Un biais de négativité chez les patients acouphéniques ?

La question de savoir s’il existe, chez les acouphéniques invalidés par leur acouphène, une augmentation des réactions à des stimulations émotionnelles négatives a été testée dans deux expériences (Expériences 10 et 11). Nous avions émis l’hypothèse que la présence d’un acouphène invalidant pourrait entraîner un biais renforçant le traitement des stimuli auditifs négatifs, ce qui se traduirait par une réactivité corporelle exacerbée et une détection facilitée des stimuli négatifs. Les résultats n’ont pas permis de conclure à l’existence d’un biais de négativité dans le traitement des stimulations émotionnelles auditives chez ces patients, cependant ils suggèrent tout de même une légère exacerbation de la réactivité corporelle face à des sons sémantiquement négatifs.

Le champ de l’émotion est très vaste et très difficile à étudier. Il ne peut pas se réduire à l’analyse du jugement hédonique ou des variations neurovégétatives des individus. Le raisonnement sur lequel nous nous sommes appuyée pour rechercher l’existence d’un biais dans le traitement émotionnel chez les patients acouphéniques est sans doute trop simpliste. Nous avons cherché à étudier leur expérience émotionnelle dans le dessein d’expliquer des rétroactions entraînant la perception de l’acouphène en tant que stimulus aversif, et donc sa pertinence pour le système de traitement central, mais nous n’avons réussi qu’à étudier leur évaluation émotionnelle. Pourtant, en choisissant de nous intéresser aux variations des paramètres neurovégétatifs en réponse à des stimulations auditives émotionnelles, nous pensions nous rapprocher d’une mesure de l’expérience émotionnelle. Au vu de nos résultats, il est possible que les stimuli auditifs choisis et standardisés, c’est-à-dire émotionnels pour un ensemble d’individus, n’aient pas pu évoquer de réelle expérience émotionnelle chez un certain nombre d’entre eux. De plus, l’expérience des patients face à leur acouphène ou aux stimulations auditives de l’environnement, est sans doute encore différente, émotionnellement parlant, de la réactivité corporelle mesurée dans notre étude. Nous devrons à l’avenir nous attacher à présenter des stimulations auditives permettant d’évoquer une réelle émotion chez les participants, comme des morceaux de musique choisis pour évoquer de fortes réponses émotionnelles (Blood & Zatorre, 2001).

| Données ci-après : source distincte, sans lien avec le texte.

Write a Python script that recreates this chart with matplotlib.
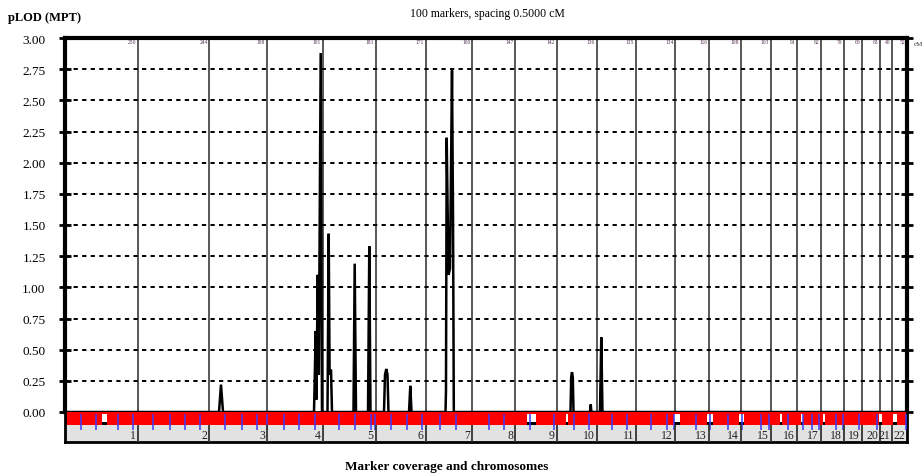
import matplotlib
matplotlib.use("Agg")
import matplotlib.pyplot as plt
from matplotlib.patches import Rectangle
import numpy as np

# Chromosome names and lengths (cM)
chromosomes = [str(i) for i in range(1, 23)]
chrom_lengths = [250, 244, 198, 191, 181, 171, 160, 147, 142, 136, 135,
                 134, 116, 108, 103, 91, 82, 79, 60, 63, 40, 52]

# Genome-wide pLOD profile: cumulative position (cM) and pLOD value
pos_cm = [0.0, 527.3, 534.1, 541.0,
          852.6, 858.4, 861.1, 865.2, 869.0, 875.5, 879.9,
          898.8, 902.9, 906.0, 910.8, 914.2,
          987.8, 991.9, 996.4,
          1037.5, 1041.9, 1046.0,
          1092.2, 1095.7, 1100.1, 1104.2, 1107.6,
          1177.9, 1182.3, 1186.4,
          1302.9, 1304.5, 1306.9, 1313.1, 1318.2, 1325.1, 1328.5, 1331.3,
          1730.8, 1733.2, 1735.9, 1738.7, 1741.1,
          1797.6, 1800.0, 1802.4,
          1831.8, 1836.2, 1840.3,
          2883.0]
plod = [0.0, 0.0, 0.22, 0.0,
        0.0, 0.65, 0.10, 1.10, 0.30, 2.88, 0.0,
        0.0, 1.43, 0.30, 0.34, 0.0,
        0.0, 1.19, 0.0,
        0.0, 1.33, 0.0,
        0.0, 0.30, 0.345, 0.30, 0.0,
        0.0, 0.21, 0.0,
        0.0, 0.17, 2.20, 1.10, 1.15, 2.74, 1.60, 0.0,
        0.0, 0.28, 0.32, 0.28, 0.0,
        0.0, 0.06, 0.0,
        0.0, 0.60, 0.0,
        0.0]

# Marker positions (cumulative cM)
marker_cm = [54.8, 106.1, 181.5, 232.8, 301.3, 359.5, 410.9, 462.2, 547.8,
             606.0, 657.4, 691.6, 749.8, 801.2, 856.0, 938.2, 993.0, 1047.8,
             1061.5, 1116.2, 1171.0, 1222.4, 1284.0, 1338.8, 1451.8, 1503.1,
             1592.2, 1674.3, 1742.8, 1794.2, 1872.9, 1924.3, 2006.5, 2061.3,
             2085.2, 2160.5, 2208.5, 2270.1, 2318.0, 2383.1, 2410.5, 2475.6,
             2526.9, 2557.7, 2581.7, 2639.9, 2663.9, 2718.7, 2780.3, 2879.6]

# Coverage gaps (start, end in cumulative cM)
gap_start = [125.6, 1581.9, 1717.1, 2085.2, 2198.2, 2307.8, 2448.2, 2520.1,
             2595.4, 2787.1, 2835.1]
gap_end = [144.8, 1612.7, 1722.3, 2104.1, 2218.8, 2324.9, 2455.0, 2526.9,
           2602.3, 2797.4, 2848.8]

yticks = [0.0, 0.25, 0.5, 0.75, 1.0, 1.25, 1.5, 1.75, 2.0, 2.25, 2.5, 2.75, 3.0]

serif = ["Liberation Serif", "DejaVu Serif"]
plt.rcParams["font.family"] = serif

bounds = np.cumsum(chrom_lengths)
total = bounds[-1]

fig = plt.figure(figsize=(9.24, 4.77), dpi=100)
W, H = 924, 477
x0, x1 = 65, 907
ax = fig.add_axes([x0 / W, (H - 413) / H, (x1 - x0) / W, (413 - 39) / H])
strip = fig.add_axes([x0 / W, (H - 443) / H, (x1 - x0) / W, 30 / H])

# ---- main pLOD panel ----
ax.set_xlim(0, total)
ax.set_ylim(0, 3.0)
for b in bounds[:-1]:
    ax.axvline(b, color="#4a4a4a", lw=1.3, zorder=1)
for t in yticks[1:-1]:
    ax.axhline(t, color="black", lw=1.4, ls=(0, (2.2, 2.2)), zorder=1)
ax.plot(pos_cm, plod, color="black", lw=1.8, solid_joinstyle="miter", zorder=3)

ax.set_xticks([])
ax.set_yticks(yticks)
ax.set_yticklabels([f"{t:.2f}" for t in yticks], fontsize=9.5)
ax.tick_params(axis="y", which="both", direction="inout", length=8, width=2,
               right=True, left=True, pad=10)
for side, lw in (("left", 3), ("right", 3), ("top", 3), ("bottom", 2)):
    ax.spines[side].set_linewidth(lw)

for length, b in zip(chrom_lengths, bounds):
    ax.text(b - 6, 2.972, str(length), fontsize=4, color="#553355",
            ha="right", va="center")
ax.text(1.008, 0.985, "cM", transform=ax.transAxes, fontsize=5,
        color="#333333", ha="left", va="center")

# ---- marker coverage strip ----
strip.set_xlim(0, total)
strip.set_ylim(30, 0)
strip.add_patch(Rectangle((0, 13), total, 17, facecolor="#e2e2e2",
                          edgecolor="none", zorder=0))
strip.add_patch(Rectangle((0, 0), total, 13, facecolor="#ff0000",
                          edgecolor="none", zorder=1))
for gs, ge in zip(gap_start, gap_end):
    strip.add_patch(Rectangle((gs, 2), ge - gs, 8, facecolor="white",
                              edgecolor="none", zorder=2))
    strip.add_patch(Rectangle((gs, 10), ge - gs, 2.5, facecolor="black",
                              edgecolor="none", zorder=2))
strip.vlines(marker_cm, 2, 18, color="#3a3aff", lw=1.1, zorder=3)
strip.vlines(bounds[:-1], 13, 30, color="#333333", lw=1.3, zorder=3)
for name, b in zip(chromosomes, bounds):
    strip.text(b - 7, 23.5, name, fontsize=8.5, color="#222222",
               ha="right", va="center", zorder=4)
strip.set_xticks([])
strip.set_yticks([])
for side in ("left", "right", "bottom"):
    strip.spines[side].set_linewidth(2)
strip.spines["top"].set_visible(False)

# ---- titles ----
fig.text(487 / W, 1 - 14 / H, "100 markers, spacing 0.5000 cM", fontsize=8.5,
         ha="center", va="center")
fig.text(8 / W, 1 - 18 / H, "pLOD (MPT)", fontsize=9, fontweight="bold",
         ha="left", va="center")
fig.text(447 / W, 1 - 467 / H, "Marker coverage and chromosomes", fontsize=9.5,
         fontweight="bold", ha="center", va="center")

fig.savefig("out.png", dpi=100, facecolor="white")
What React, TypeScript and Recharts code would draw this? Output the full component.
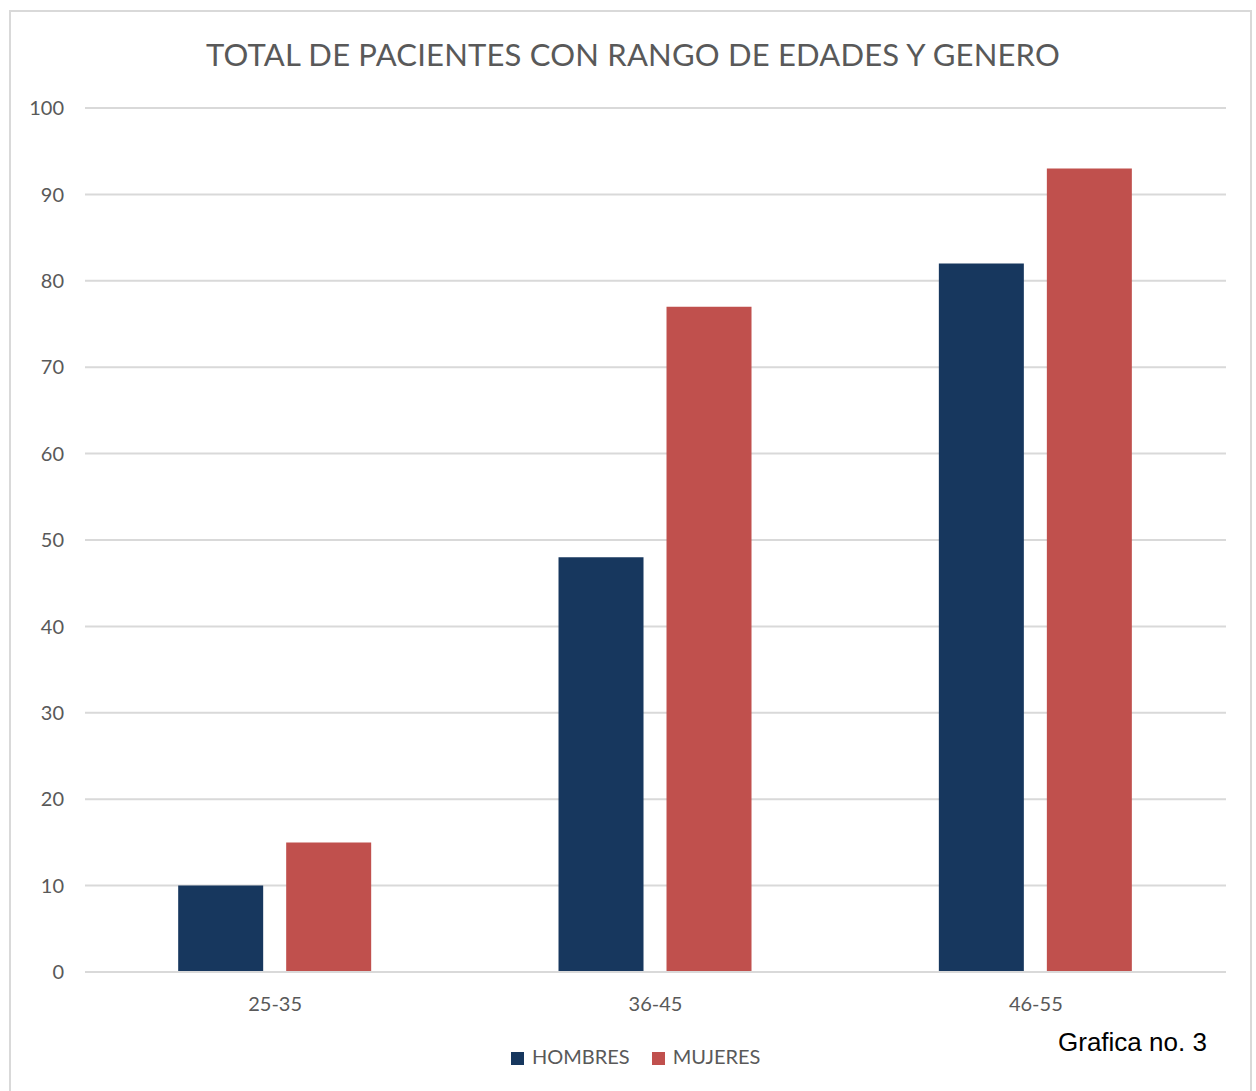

Cependant, il se peut aussi que notre hypothèse d’un biais de négativité, chez les acouphéniques, dans le traitement des stimuli émotionnels soit fausse. On peut imaginer que la présence d’un acouphène invalidant n’entraîne pas une exacerbation des réactions à toutes les stimulations émotionnelles négatives, mais simplement une plus grande difficulté à gérer la présence de cet acouphène. L’implication de facteurs émotionnels dans la pérennisation du symptôme se réduirait alors à l’acquisition, par celui-ci, d’une signification émotionnelle négative, à l’origine d’un renforcement de la détection automatique du signal neuronal associé à l’acouphène.